Pada seluruh Karya Kant yang berjudul Kritik der Reinen Vernunft adalah
usaha atau ilmu khusus untuk menjawab : bagaimana keputusan Sintesis apriori
itu ? atau dengan perkataan lain yang ebih khusus, bagaimna keputusan-keputusan
ilmiah dari ilmu itu sendiri? Kant menyebutnya “rasio murni” karena Kant hendak
mengatakan bentuk rasio yang di dalamnya mencakup prinsip-prinsip bagi
pengetahuan a priori. Bukunya disebut sebagi “kritik” karena Kant tidak
bermaksud menyodorkan suatu sistem lengkap rasio murni. Tujuan Kant hanya mau
menyodorkan suatu pengkajian kritis atas rasio murni, menunjukkan sumber-sumber
dan batas-batasnya.
Jawaban yang diberikan Kant terhadap pertanyaan di atas adalah unsur apriori
di tambahkan oleh akal budi kita pada pengetahuan indera ( yang memberi tahu
sesuatu yang baru kepada kita) dan membangun pengetahuan indera sedemikian rupa
hingga menjadi yang di sebut (pengalaman). Pengetahuan yang benar hanya di
peroleh manakala indera dan rasio bersama-sama memberikan sahamnya. Dan apapun
yang disahamkan oleh indera dan rasio di kondisikan sebelumnya oleh
bentuk-bentuk keinderaan kita” (ruang dan waktu) dan oleh kategori-kategori
pemahaman seperti kuantitas,kualitas,relasi, modalitas serta bentuk-bentuk
bawahannya. Kuantitas dan Kualitas di sebut kant sebagai kategori matematis,
sedangkan relasi dan modalitas di sebutnya kategori dinamis.
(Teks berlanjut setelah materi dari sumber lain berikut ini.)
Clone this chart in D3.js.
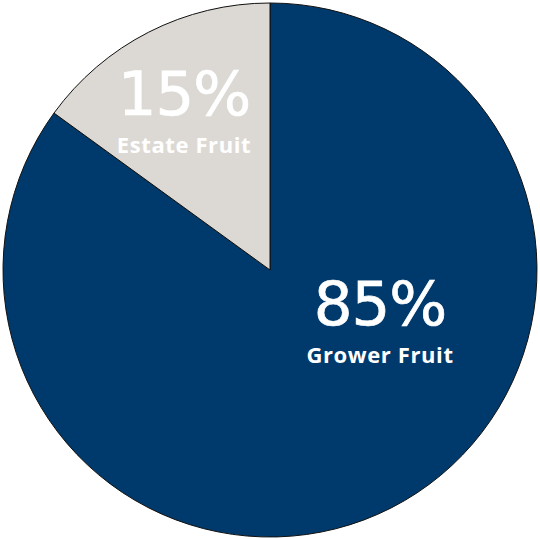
<!DOCTYPE html>
<html>
<head>
<meta charset="utf-8">
<script src="https://cdn.jsdelivr.net/npm/d3@7"></script>
<style>
  html, body { margin: 0; padding: 0; background: #fff; }
  svg { display: block; }
</style>
</head>
<body>
<div id="viz"></div>
<script>
// share of fruit source
var categories = ["Grower Fruit", "Estate Fruit"];
var values = [85, 15];
var colours = ["#003A6C", "#DCD9D5"];

var W = 540, H = 539;
var cx = 270, cy = 270, radius = 267;

// label anchors (centre x, baseline of the big percentage)
var labelPos = [[380, 325], [184, 115]];

var svg = d3.select("#viz").append("svg")
    .attr("width", W).attr("height", H);

var g = svg.append("g").attr("transform", "translate(" + cx + "," + cy + ")");

var pie = d3.pie().sort(null).value(function(d) { return d; });
var arc = d3.arc().innerRadius(0).outerRadius(radius);

var slices = pie(values);

g.selectAll("path.slice")
    .data(slices)
    .enter().append("path")
    .attr("class", "slice")
    .attr("d", arc)
    .attr("fill", function(d, i) { return colours[i]; })
    .attr("stroke", "#111")
    .attr("stroke-width", 1);

var labels = svg.append("g").attr("id", "labels");

slices.forEach(function(d, i) {
    var t = labels.append("text")
        .attr("text-anchor", "middle")
        .attr("fill", "#fff")
        .attr("transform", "translate(" + labelPos[i][0] + "," + labelPos[i][1] + ")");
    t.append("tspan")
        .attr("x", 0)
        .attr("stroke", "#fff")
        .attr("stroke-width", 0.7)
        .style("font-family", "'DejaVu Sans', sans-serif")
        .style("font-size", "61px")
        .style("letter-spacing", "-1px")
        .text(values[i] + "%");
    t.append("tspan")
        .attr("x", 0)
        .attr("dy", 38)
        .style("font-family", "'Open Sans', sans-serif")
        .style("font-size", "22px")
        .style("font-weight", 700)
        .style("letter-spacing", "0.6px")
        .text(categories[i]);
});
</script>
</body>
</html>
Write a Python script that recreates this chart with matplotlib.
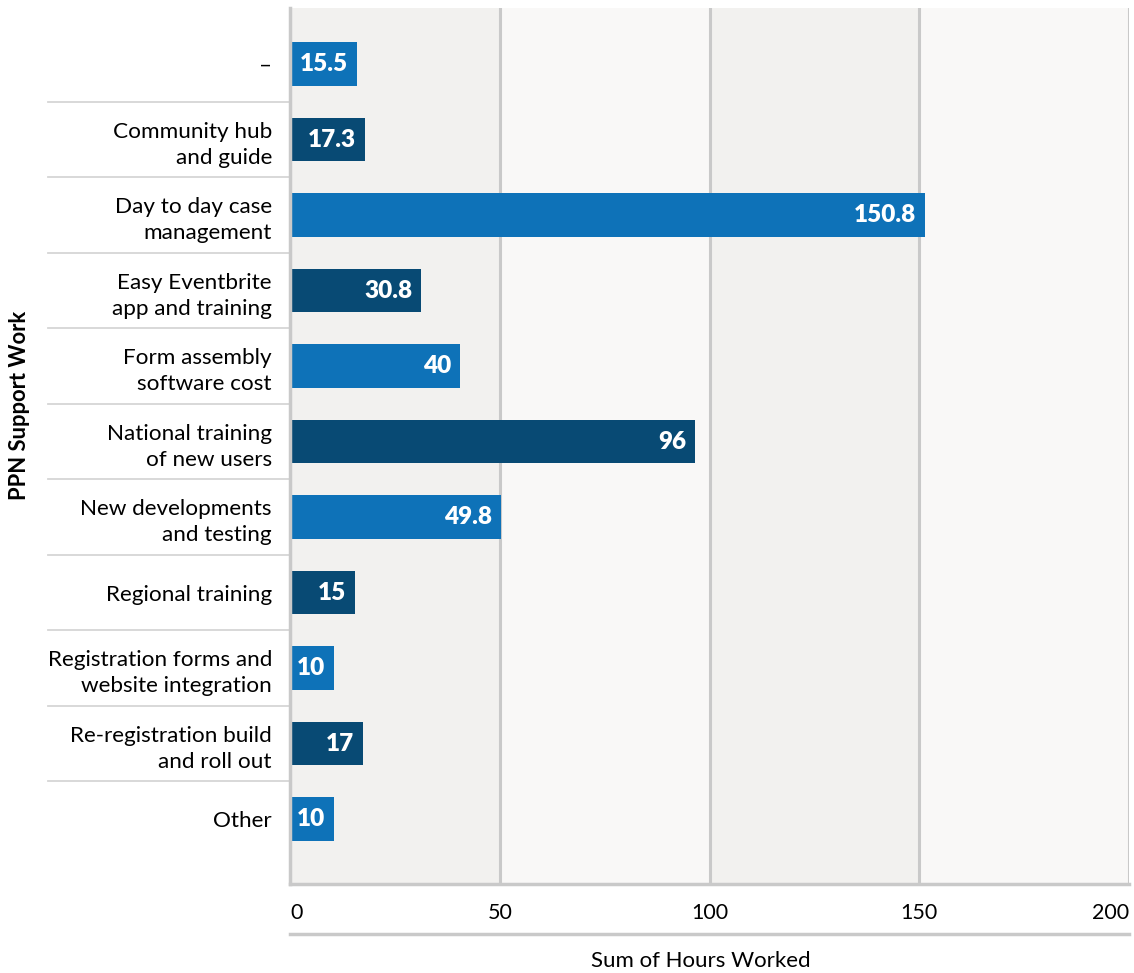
import matplotlib.pyplot as plt
import matplotlib.transforms as mtransforms

plt.rcParams['font.family'] = ['Lato', 'DejaVu Sans']

categories = ['–', 'Community hub\nand guide', 'Day to day case\nmanagement',
              'Easy Eventbrite\napp and training', 'Form assembly\nsoftware cost',
              'National training\nof new users', 'New developments\nand testing',
              'Regional training', 'Registration forms and\nwebsite integration',
              'Re-registration build\nand roll out', 'Other']
hours = [15.5, 17.3, 150.8, 30.8, 40, 96, 49.8, 15, 10, 17, 10]
labels = ['15.5', '17.3', '150.8', '30.8', '40', '96', '49.8', '15', '10', '17', '10']
xticks = [0, 50, 100, 150, 200]

light = '#0e72b8'
dark = '#084a74'
grid_c = '#c9c9c9'

fig = plt.figure(figsize=(11.34, 9.73), dpi=100)
ax = fig.add_axes([290/1134, 1-884/973, 839/1134, 876/973])

# background bands
for i in range(4):
    ax.axvspan(i*50, (i+1)*50, color='#f2f1ef' if i % 2 == 0 else '#f9f8f7', zorder=0, lw=0)
for x in xticks[1:]:
    ax.axvline(x, color=grid_c, lw=2.2, zorder=1)

ypos = list(range(len(categories)))
colors = [light if i % 2 == 0 else dark for i in ypos]
ax.barh(ypos, hours, height=0.58, color=colors, left=0.5, zorder=2)

for y, v, t in zip(ypos, hours, labels):
    ax.annotate(t, (v + 0.5, y), xytext=(-9, 0), textcoords='offset pixels',
                ha='right', va='center', color='white', fontsize=17.5,
                fontweight='heavy', zorder=3)

ax.set_xlim(0, 200)
ax.set_ylim(10.86, -0.742)
ax.set_yticks(ypos)
ax.set_yticklabels(categories, fontsize=16.2, linespacing=1.4)
ax.tick_params(axis='y', length=0, pad=13)
ax.set_xticks(xticks)
ax.set_xticklabels([str(x) for x in xticks], fontsize=15.5)
ax.tick_params(axis='x', length=0, pad=14)
xl = ax.get_xticklabels()
xl[0].set_ha('left')
xl[-1].set_ha('right')

for s in ['top', 'right']:
    ax.spines[s].set_visible(False)
for s in ['left', 'bottom']:
    ax.spines[s].set_color(grid_c)
    ax.spines[s].set_linewidth(2.5)

# separators between categories on the left
trans = mtransforms.blended_transform_factory(ax.transAxes, ax.transData)
for i in range(len(categories) - 1):
    ax.plot([-0.288, 0], [i + 0.5, i + 0.5], transform=trans, color='#d6d6d6',
            lw=1.3, clip_on=False, zorder=1)

# second rule under tick labels
ax.plot([0, 1], [-0.057, -0.057], transform=ax.transAxes, color=grid_c,
        lw=2.5, clip_on=False)

ax.set_xlabel('Sum of Hours Worked', fontsize=16)
ax.xaxis.set_label_coords(0.49, -0.077)
fig.text(20/1134, 1-405/973, 'PPN Support Work', rotation=90, fontsize=15.8,
         fontweight='bold', ha='center', va='center')

fig.savefig('out.png', dpi=100)
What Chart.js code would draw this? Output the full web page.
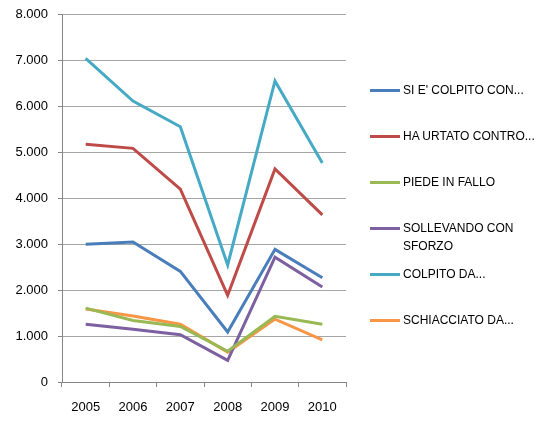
<!DOCTYPE html>
<html><head><meta charset="utf-8">
<script src="https://cdn.jsdelivr.net/npm/chart.js@4"></script>
<style>
html,body{margin:0;padding:0;background:#fff;overflow:hidden;}
#wrap{position:relative;width:558px;height:425px;overflow:hidden;}
#c{position:absolute;left:0;top:-3px;}
#legend{position:absolute;left:370px;top:0;font-family:"Liberation Sans",Arial,sans-serif;font-size:12px;color:#000;}
.item{position:absolute;left:0;width:190px;}
.sw{position:absolute;left:0;width:30px;height:3px;}
.tx{position:absolute;left:33px;line-height:18px;white-space:nowrap;}
</style>
</head><body>
<div id="wrap"><canvas id="c" width="558" height="429"></canvas><div id="legend"></div></div>
<script>
const categories = ['2005','2006','2007','2008','2009','2010'];
const seriesNames = ["SI E' COLPITO CON...", "HA URTATO CONTRO...", "PIEDE IN FALLO", "SOLLEVANDO CON\nSFORZO", "COLPITO DA...", "SCHIACCIATO DA..."];
const siColpito   = [3000, 3050, 2410, 1090, 2890, 2270];
const haUrtato    = [5180, 5090, 4200, 1890, 4640, 3640];
const piedeFallo  = [1610, 1340, 1210, 670, 1430, 1260];
const sollevando  = [1260, 1150, 1030, 470, 2720, 2070];
const colpitoDa   = [7050, 6120, 5560, 2550, 6560, 4770];
const schiacciato = [1590, 1440, 1260, 650, 1370, 920];
const seriesColors = ['#4A7EBB', '#BE4B48', '#98B954', '#7D60A0', '#46AAC5', '#F79646'];
const yTicks = [0, 1000, 2000, 3000, 4000, 5000, 6000, 7000, 8000];

const allSeries = [siColpito, haUrtato, piedeFallo, sollevando, colpitoDa, schiacciato];
const font = {family: '"Liberation Sans", Arial, sans-serif', size: 13};

new Chart(document.getElementById('c'), {
  type: 'line',
  data: {
    labels: categories,
    datasets: allSeries.map((d, i) => ({
      label: seriesNames[i].replace('\n', ' '),
      data: d,
      borderColor: seriesColors[i],
      backgroundColor: seriesColors[i],
      borderWidth: 3,
      pointRadius: 0,
      tension: 0,
      fill: false
    }))
  },
  options: {
    responsive: false,
    animation: false,
    layout: {padding: {top: 11, right: 212, left: 0, bottom: 0}},
    plugins: {legend: {display: false}, tooltip: {enabled: false}},
    scales: {
      x: {
        offset: true,
        grid: {offset: true, drawOnChartArea: false, tickLength: 5, color: '#868686', tickColor: '#868686'},
        border: {color: '#868686', width: 1},
        ticks: {color: '#000', font: font, padding: 13, maxRotation: 0},
        afterFit: s => { s.height = 44; }
      },
      y: {
        min: 0, max: 8000,
        afterBuildTicks: s => { s.ticks = yTicks.map(v => ({value: v})); },
        grid: {color: '#A6A6A6', tickLength: 4, tickColor: '#868686', lineWidth: 1},
        border: {color: '#868686', width: 1},
        ticks: {color: '#000', font: font, padding: 10,
          callback: v => v.toLocaleString('de-DE')},
        afterFit: s => { s.width = 62; }
      }
    }
  }
});

const leg = document.getElementById('legend');
const rowY = [90, 136, 182, 228, 274, 320];
seriesNames.forEach((n, i) => {
  const it = document.createElement('div');
  it.className = 'item';
  it.style.top = (rowY[i] - 1) + 'px';
  const sw = document.createElement('div');
  sw.className = 'sw';
  sw.style.background = seriesColors[i];
  it.appendChild(sw);
  const tx = document.createElement('div');
  tx.className = 'tx';
  tx.style.top = '-8px';
  tx.innerHTML = n.split('\n').join('<br>');
  it.appendChild(tx);
  leg.appendChild(it);
});
</script>
</body></html>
Jadi, keputusan-keputusan sintesis a priori di akarkan dalam bentuk-bentuk
dan kategori-kategori tersebut di atas, maka adalah sah bagi setiap objek yang tampil
di dalam lingkungan bentuk-bentuk keinderaan kita atau sah bagi setiap objek
yang di pikirkan di dalam jangkauan kategori-kategori pemahaman kita.
Demikianlah kata Kant dalam karyanya “Kritik terhadap rasio murni”.